━━━ AVAILABLE DATA ━━━

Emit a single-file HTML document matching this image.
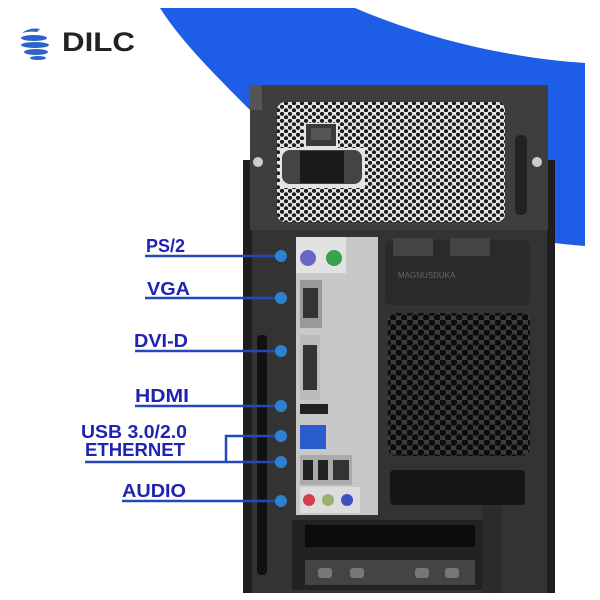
<!DOCTYPE html>
<html><head><meta charset="utf-8"><style>
html,body{margin:0;padding:0;background:#fff;width:600px;height:600px;overflow:hidden}
svg{display:block}
.lbl{font-family:"Liberation Sans",sans-serif;font-weight:bold;fill:#1f23b0;font-size:18px}
</style></head><body>
<svg width="600" height="600" viewBox="0 0 600 600" xmlns="http://www.w3.org/2000/svg">
<defs>
<pattern id="psu" width="8" height="7" patternUnits="userSpaceOnUse">
<rect width="8" height="7" fill="#e4e4e4"/>
<circle cx="2" cy="1.8" r="2.1" fill="#1c1c1c"/><circle cx="6" cy="5.3" r="2.1" fill="#1c1c1c"/>
</pattern>
<pattern id="fan" width="11" height="10" patternUnits="userSpaceOnUse">
<rect width="11" height="10" fill="#3c3c3c"/>
<circle cx="2.75" cy="2.5" r="3.3" fill="#0c0c0c"/><circle cx="8.25" cy="7.5" r="3.3" fill="#0c0c0c"/>
</pattern>
</defs>
<!-- blue swoosh -->
<path d="M160 8 L355 8 C430 40 510 58 585 63 L585 246 C430 235 300 170 250 110 C215 75 180 40 160 8 Z" fill="#1e5ee6"/>
<!-- logo -->
<g fill="#2e63c8"><path d="M22 33 q8 -6 18 -4 l-3 3 q-8 -1 -15 1z"/><ellipse cx="34" cy="38" rx="13" ry="3"/><ellipse cx="35" cy="45" rx="14" ry="3"/><ellipse cx="36" cy="52" rx="12" ry="3"/><ellipse cx="38" cy="58" rx="8" ry="2"/></g>
<text x="62" y="51" font-family="Liberation Sans,sans-serif" font-weight="bold" font-size="27" fill="#222" textLength="73" lengthAdjust="spacingAndGlyphs">DILC</text>
<!-- case body lower -->
<rect x="243" y="160" width="312" height="433" fill="#1e1e1e"/>
<rect x="252" y="170" width="295" height="423" fill="#333"/>
<!-- top plate -->
<path d="M250 85 L548 85 L548 230 L250 230 Z" fill="#3e3e3e"/>
<path d="M250 85 L262 85 L262 110 L250 110 Z" fill="#555"/>
<rect x="277" y="102" width="228" height="120" rx="8" fill="url(#psu)"/>
<rect x="280" y="148" width="85" height="40" fill="#e4e4e4"/>
<rect x="304" y="123" width="34" height="25" fill="#e4e4e4"/>
<rect x="306" y="124" width="30" height="22" fill="#3a3a3a"/><rect x="311" y="128" width="20" height="12" fill="#555"/>
<rect x="282" y="150" width="80" height="34" rx="8" fill="#444"/><rect x="300" y="151" width="44" height="32" fill="#1a1a1a"/>
<circle cx="258" cy="162" r="5" fill="#ccc"/><circle cx="537" cy="162" r="5" fill="#ccc"/>
<rect x="515" y="135" width="12" height="80" rx="5" fill="#222"/>
<!-- side slots -->
<rect x="257" y="335" width="10" height="240" rx="4" fill="#111"/>
<!-- IO shield -->
<rect x="296" y="237" width="82" height="278" fill="#c8c8c8"/>
<rect x="296" y="237" width="50" height="36" fill="#e2e2e2"/>
<circle cx="308" cy="258" r="8" fill="#6a66c8"/><circle cx="334" cy="258" r="8" fill="#3aa04a"/>
<rect x="300" y="280" width="22" height="48" fill="#999"/><rect x="303" y="288" width="15" height="30" fill="#333"/>
<rect x="300" y="335" width="20" height="65" fill="#bbb"/><rect x="303" y="345" width="14" height="45" fill="#333"/>
<rect x="300" y="404" width="28" height="10" fill="#222"/>
<rect x="300" y="425" width="26" height="24" fill="#2a5ccc"/>
<rect x="300" y="455" width="52" height="30" fill="#aaa"/><rect x="303" y="460" width="10" height="20" fill="#222"/><rect x="318" y="460" width="10" height="20" fill="#222"/><rect x="333" y="460" width="16" height="20" fill="#333"/>
<rect x="300" y="487" width="60" height="26" fill="#ddd"/>
<circle cx="309" cy="500" r="6" fill="#d04050"/><circle cx="328" cy="500" r="6" fill="#9ab070"/><circle cx="347" cy="500" r="6" fill="#4050c0"/>
<!-- right upper panels -->
<rect x="385" y="240" width="145" height="65" rx="6" fill="#2a2a2a"/>
<rect x="393" y="238" width="40" height="18" fill="#444"/><rect x="450" y="238" width="40" height="18" fill="#444"/>
<text x="398" y="278" font-family="Liberation Sans,sans-serif" font-size="8" fill="#666">MAGNUSDUKA</text>
<!-- fan grille -->
<rect x="388" y="313" width="142" height="143" rx="8" fill="url(#fan)"/>
<!-- bottom -->
<rect x="390" y="470" width="135" height="35" rx="4" fill="#151515"/>
<rect x="292" y="520" width="190" height="70" fill="#222"/>
<rect x="305" y="525" width="170" height="22" fill="#0c0c0c"/>
<rect x="305" y="560" width="170" height="25" fill="#444"/>
<g fill="#777"><rect x="318" y="568" width="14" height="10" rx="3"/><rect x="350" y="568" width="14" height="10" rx="3"/><rect x="415" y="568" width="14" height="10" rx="3"/><rect x="445" y="568" width="14" height="10" rx="3"/></g>
<rect x="482" y="505" width="20" height="88" fill="#2b2b2b"/>
<!-- labels -->
<g stroke="#2448b8" stroke-width="2.5" fill="none">
<line x1="145" y1="256" x2="280" y2="256"/>
<line x1="145" y1="298" x2="280" y2="298"/>
<line x1="135" y1="351" x2="280" y2="351"/>
<line x1="135" y1="406" x2="280" y2="406"/>
<polyline points="280,436 226,436 226,462"/>
<line x1="85" y1="462" x2="280" y2="462"/>
<line x1="122" y1="501" x2="280" y2="501"/>
</g>
<g fill="#2d8be0" opacity="0.9">
<circle cx="281" cy="256" r="6"/><circle cx="281" cy="298" r="6"/><circle cx="281" cy="351" r="6"/><circle cx="281" cy="406" r="6"/><circle cx="281" cy="436" r="6"/><circle cx="281" cy="462" r="6"/><circle cx="281" cy="501" r="6"/>
</g>
<text class="lbl" x="146" y="252" textLength="39" lengthAdjust="spacingAndGlyphs">PS/2</text>
<text class="lbl" x="147" y="295" textLength="43" lengthAdjust="spacingAndGlyphs">VGA</text>
<text class="lbl" x="134" y="347" textLength="54" lengthAdjust="spacingAndGlyphs">DVI-D</text>
<text class="lbl" x="135" y="402" textLength="54" lengthAdjust="spacingAndGlyphs">HDMI</text>
<text class="lbl" x="81" y="438" textLength="106" lengthAdjust="spacingAndGlyphs">USB 3.0/2.0</text>
<text class="lbl" x="85" y="456" textLength="100" lengthAdjust="spacingAndGlyphs">ETHERNET</text>
<text class="lbl" x="122" y="497" textLength="64" lengthAdjust="spacingAndGlyphs">AUDIO</text>
</svg>
</body></html>
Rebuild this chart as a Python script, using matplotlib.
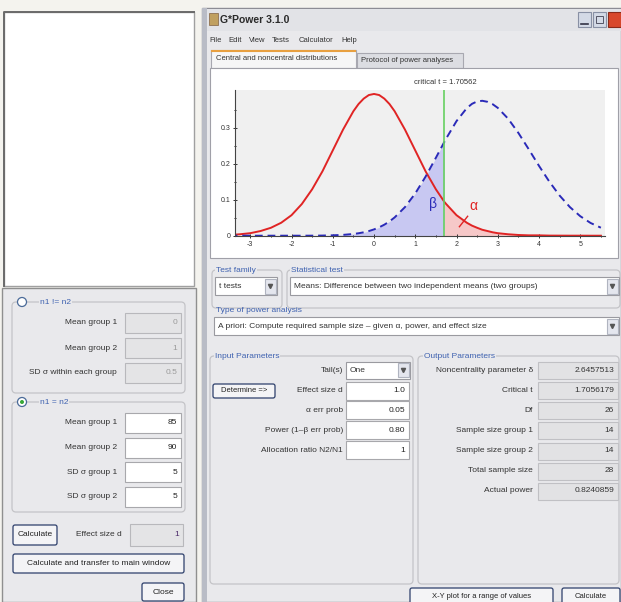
import matplotlib
matplotlib.use("Agg")
import matplotlib.pyplot as plt
import numpy as np
from matplotlib.patches import Rectangle, FancyBboxPatch, Circle

plt.rcParams['font.family'] = ['Liberation Sans', 'DejaVu Sans']
plt.rcParams['axes.unicode_minus'] = False

# distribution curves
x_vals = [-3.5, -3.25, -3, -2.75, -2.5, -2.25, -2, -1.75, -1.5, -1.25, -1, -0.75, -0.5, -0.375,
          -0.25, -0.125, 0, 0.125, 0.25, 0.375, 0.5, 0.75, 1, 1.25, 1.5, 1.70562, 1.75, 2, 2.25,
          2.375, 2.5, 2.625, 2.75, 2.875, 3, 3.25, 3.5, 3.75, 4, 4.25, 4.5, 4.75, 5, 5.25, 5.5]
central = [0.002, 0.004, 0.007, 0.013, 0.022, 0.036, 0.057, 0.088, 0.129, 0.179, 0.237, 0.295,
           0.346, 0.366, 0.381, 0.391, 0.394, 0.391, 0.381, 0.366, 0.346, 0.295, 0.237, 0.179,
           0.129, 0.094, 0.088, 0.057, 0.036, 0.028, 0.022, 0.0165, 0.013, 0.0095, 0.007, 0.004,
           0.002, 0.001, 0.001, 0.0003, 0.0002, 0.0001, 0.0001, 0.0, 0.0]
noncentral = [0, 0, 0, 0, 0, 0, 0, 0, 0.0001, 0.0004, 0.0011, 0.0023, 0.0048, 0.0068, 0.0094,
              0.0129, 0.0175, 0.0233, 0.0306, 0.0397, 0.0508, 0.0794, 0.1175, 0.1641, 0.2166,
              0.2609, 0.2702, 0.3185, 0.3547, 0.3665, 0.3733, 0.375, 0.3722, 0.3656, 0.3554,
              0.3254, 0.2857, 0.2405, 0.1941, 0.1503, 0.1115, 0.0794, 0.0542, 0.0354, 0.0222]
crit_t = 1.70562

x_ticks = [-3, -2, -1, 0, 1, 2, 3, 4, 5]
y_ticks = [0, 0.1, 0.2, 0.3]
y_tick_labels = ['0', '0.1', '0.2', '0.3']

input_labels = ['Tail(s)', 'Effect size d', 'α err prob', 'Power (1–β err prob)', 'Allocation ratio N2/N1']
input_values = ['One', '1.0', '0.05', '0.80', '1']
output_labels = ['Noncentrality parameter δ', 'Critical t', 'Df', 'Sample size group 1',
                 'Sample size group 2', 'Total sample size', 'Actual power']
output_values = ['2.6457513', '1.7056179', '26', '14', '14', '28', '0.8240859']

neq_labels = ['Mean group 1', 'Mean group 2', 'SD σ within each group']
neq_values = ['0', '1', '0.5']
eq_labels = ['Mean group 1', 'Mean group 2', 'SD σ group 1', 'SD σ group 2']
eq_values = ['85', '90', '5', '5']

W, H = 621, 602
fig = plt.figure(figsize=(W / 100, H / 100), dpi=100)
fig.patch.set_facecolor('#f4f3ee')
ax = fig.add_axes([0, 0, 1, 1])
ax.set_xlim(0, W)
ax.set_ylim(H, 0)
ax.axis('off')

BG = '#e9e9ec'
BLUE = '#3f62b0'
TXT = '#333333'


def box(x, y, w, h, fc='white', ec='#a8a8a8', lw=0.8, z=1):
    ax.add_patch(Rectangle((x, y), w, h, facecolor=fc, edgecolor=ec, lw=lw, zorder=z))


def txt(x, y, s, ha='left', size=6, color=TXT, **kw):
    ax.text(x, y, s, ha=ha, va='center', fontsize=size, color=color, zorder=5, **kw)


def button(x, y, w, h, label, size=6):
    ax.add_patch(FancyBboxPatch((x, y), w, h, boxstyle='round,pad=0,rounding_size=2',
                                facecolor='#f4f4f6', edgecolor='#2d3f6b', lw=0.9, zorder=3))
    txt(x + w / 2, y + h / 2, label, ha='center', size=size, color='#222')


def group(x, y, w, h, label, bg=BG, lc=BLUE, lx=None):
    ax.add_patch(FancyBboxPatch((x, y), w, h, boxstyle='round,pad=0,rounding_size=4',
                                facecolor='none', edgecolor='#c4c4c8', lw=0.9, zorder=2))
    if label:
        lx = x + 6 if lx is None else lx
        t = ax.text(lx, y, label, ha='left', va='center', fontsize=6, color=lc, zorder=5)
        t.set_bbox(dict(facecolor=bg, edgecolor='none', pad=0.5))


def combo(x, y, w, h, label):
    box(x, y, w, h, fc='white', ec='#9a9aa0', z=3)
    box(x + w - 12, y + 1.5, 10.5, h - 3, fc='#e4e6ee', ec='#b0b4c0', z=4)
    ax.plot(x + w - 6.75, y + h / 2, marker='v', ms=3, color='#555', zorder=6)
    txt(x + 4, y + h / 2, label)


def radio(x, y, on):
    ax.add_patch(Circle((x, y), 4.5, facecolor='white', edgecolor='#4a6a98', lw=0.9, zorder=4))
    if on:
        ax.add_patch(Circle((x, y), 2, facecolor='#38a838', edgecolor='none', zorder=5))


# ---- left dialog ----
box(4, 12, 190, 274, fc='white', ec='#a0a0a0', lw=1.0)
ax.plot([4, 4, 194], [286, 12, 12], color='#6a6a6a', lw=1.4, zorder=3)
box(2, 288, 194, 314, fc=BG, ec='#8f8f8f', lw=1.0)

group(12, 302, 173, 91, 'n1 != n2', lx=40)
radio(22, 302, False)
for i, (lab, val) in enumerate(zip(neq_labels, neq_values)):
    yy = 323 + i * 25
    txt(117, yy, lab, ha='right')
    box(125, yy - 10, 56, 20, fc='#e4e4e6', ec='#b8b8bc')
    txt(177, yy, val, ha='right', color='#9a9a9a')

group(12, 402, 173, 110, 'n1 = n2', lx=40)
radio(22, 402, True)
for i, (lab, val) in enumerate(zip(eq_labels, eq_values)):
    yy = 423 + i * 24.5
    txt(117, yy, lab, ha='right')
    box(125, yy - 10, 56, 20, fc='white', ec='#a8a8ac')
    txt(177, yy, val, ha='right', color='#222')

button(13, 525, 44, 20, 'Calculate')
txt(122, 535, 'Effect size d', ha='right')
box(130, 524, 53, 22, fc='#e4e4e6', ec='#b8b8bc')
txt(179, 535, '1', ha='right', color='#4b2a6a')
button(13, 554, 171, 19, 'Calculate and transfer to main window')
button(142, 583, 42, 18, 'Close')

# ---- main window ----
box(202, 8, 419, 594, fc=BG, ec='#8c8c94', lw=1.0)
box(202, 8, 5, 594, fc='#b9bcc6', ec='none')
box(207, 9, 414, 22, fc='#e2e3e7', ec='none')
box(209, 13, 9, 12, fc='#c0a060', ec='#806040', lw=0.5)
txt(220, 20, 'G*Power 3.1.0', size=7.5, weight='bold', color='#2a2a2a')
box(578, 12, 13, 15, fc='#d4dae6', ec='#8890a4')
ax.plot([581, 588], [24, 24], color='#334', lw=1.2, zorder=4)
box(593, 12, 13, 15, fc='#d4dae6', ec='#8890a4')
box(596, 15.5, 7, 7, fc='none', ec='#556', lw=0.7)
box(608, 12, 13, 15, fc='#d8482c', ec='#8a2a1a')

menu = ['File', 'Edit', 'View', 'Tests', 'Calculator', 'Help']
mx = [209, 228, 249, 272, 299, 341]
for m, xx in zip(menu, mx):
    txt(xx, 40, m, size=5.5, color='#333')

# tabs
box(357, 53, 106, 15, fc='#dcdde2', ec='#a8a8b0')
txt(361, 61, 'Protocol of power analyses', size=5.5, color='#333')
box(211, 50, 145, 18, fc='#f6f6f6', ec='#a8a8b0')
ax.plot([212, 355], [50.5, 50.5], color='#e8a040', lw=1.5, zorder=3)
txt(216, 59, 'Central and noncentral distributions', size=5.5, color='#333')

# plot panel
box(210, 68, 408, 190, fc='white', ec='#a0a0a8')
txt(445, 82, 'critical t = ' + f'{crit_t:.5f}', ha='center', size=5.5, color='#333')

pax = fig.add_axes([235 / W, 1 - 235.7 / H, (605 - 235) / W, (235.7 - 90) / H])
pax.set_facecolor('#f0f0f0')
xv = np.array(x_vals)
cv = np.array(central)
nv = np.array(noncentral)
left = xv <= crit_t + 1e-9
right = xv >= crit_t - 1e-9
pax.fill_between(xv[left], nv[left], color='#c8c8f2', lw=0)
pax.fill_between(xv[right], cv[right], color='#f6c8c8', lw=0)
pax.plot(xv, cv, color='#e02424', lw=1.4)
pax.plot(xv, nv, color='#2a2ab8', lw=1.4, ls=(0, (4, 2.5)))
pax.axvline(crit_t, color='#66d060', lw=1.2)
pax.text(1.42, 0.088, 'β', color='#2a2ab8', fontsize=10, ha='center', va='center')
pax.text(2.42, 0.082, 'α', color='#e02424', fontsize=10, ha='center', va='center')
pax.plot([2.27, 2.07], [0.054, 0.025], color='#e02424', lw=1.0)
pax.set_xlim(-3.37, 5.6)
pax.set_ylim(0, 0.405)
pax.set_xticks(x_ticks)
pax.set_xticks(np.arange(-3, 5.6, 0.5), minor=True)
pax.set_yticks(y_ticks)
pax.set_yticklabels(y_tick_labels)
pax.set_yticks(np.arange(0, 0.39, 0.05), minor=True)
pax.tick_params(labelsize=5, length=3, width=0.7, colors='#333', pad=2, direction='inout')
pax.tick_params(which='minor', length=2, width=0.6, direction='inout')
for s in ['top', 'right']:
    pax.spines[s].set_visible(False)
for s in ['left', 'bottom']:
    pax.spines[s].set_color('#444')
    pax.spines[s].set_linewidth(0.8)

# test selection
group(212, 270, 70, 38, 'Test family', bg=BG, lc=BLUE, lx=216)
combo(215, 277, 62, 18, 't tests')
group(287, 270, 333, 38, 'Statistical test', bg=BG, lc=BLUE, lx=291)
combo(290, 277, 329, 18, 'Means: Difference between two independent means (two groups)')
txt(216, 310, 'Type of power analysis', color=BLUE)
combo(214, 317, 405, 18, 'A priori: Compute required sample size – given α, power, and effect size')

# parameters
group(210, 356, 203, 228, 'Input Parameters', lx=215)
group(418, 356, 201, 228, 'Output Parameters', lx=424)

button(213, 384, 62, 14, 'Determine =>', size=5.5)
in_y = [370, 391, 410, 430, 450]
for i, (lab, val, yy) in enumerate(zip(input_labels, input_values, in_y)):
    txt(343, yy, lab, ha='right')
    if i == 0:
        combo(346, yy - 8.5, 64, 17, val)
    else:
        box(346, yy - 9, 63, 18, fc='white', ec='#a8a8ac')
        txt(405, yy, val, ha='right', color='#222')

out_y = [370, 390, 410, 430, 451, 471, 491]
for lab, val, yy in zip(output_labels, output_values, out_y):
    txt(533, yy, lab, ha='right')
    box(538, yy - 8.5, 80, 17, fc='#e2e2e4', ec='#c0c0c4')
    txt(614, yy, val, ha='right', color='#333')

button(410, 588, 143, 16, 'X-Y plot for a range of values', size=5.5)
button(562, 588, 58, 16, 'Calculate', size=5.5)

fig.savefig('out.png', dpi=100)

━━━

## CHALLENGE
Retype exactly the lines from the one with "Rebuild this chart" through the one with "plt.rcParams['axes.unicode_minus'] = False", both included, and nothing else; leave out the pictures.

## REPLY
Rebuild this chart as a Python script, using matplotlib.
import matplotlib
matplotlib.use("Agg")
import matplotlib.pyplot as plt
import numpy as np
from matplotlib.patches import Rectangle, FancyBboxPatch, Circle

plt.rcParams['font.family'] = ['Liberation Sans', 'DejaVu Sans']
plt.rcParams['axes.unicode_minus'] = False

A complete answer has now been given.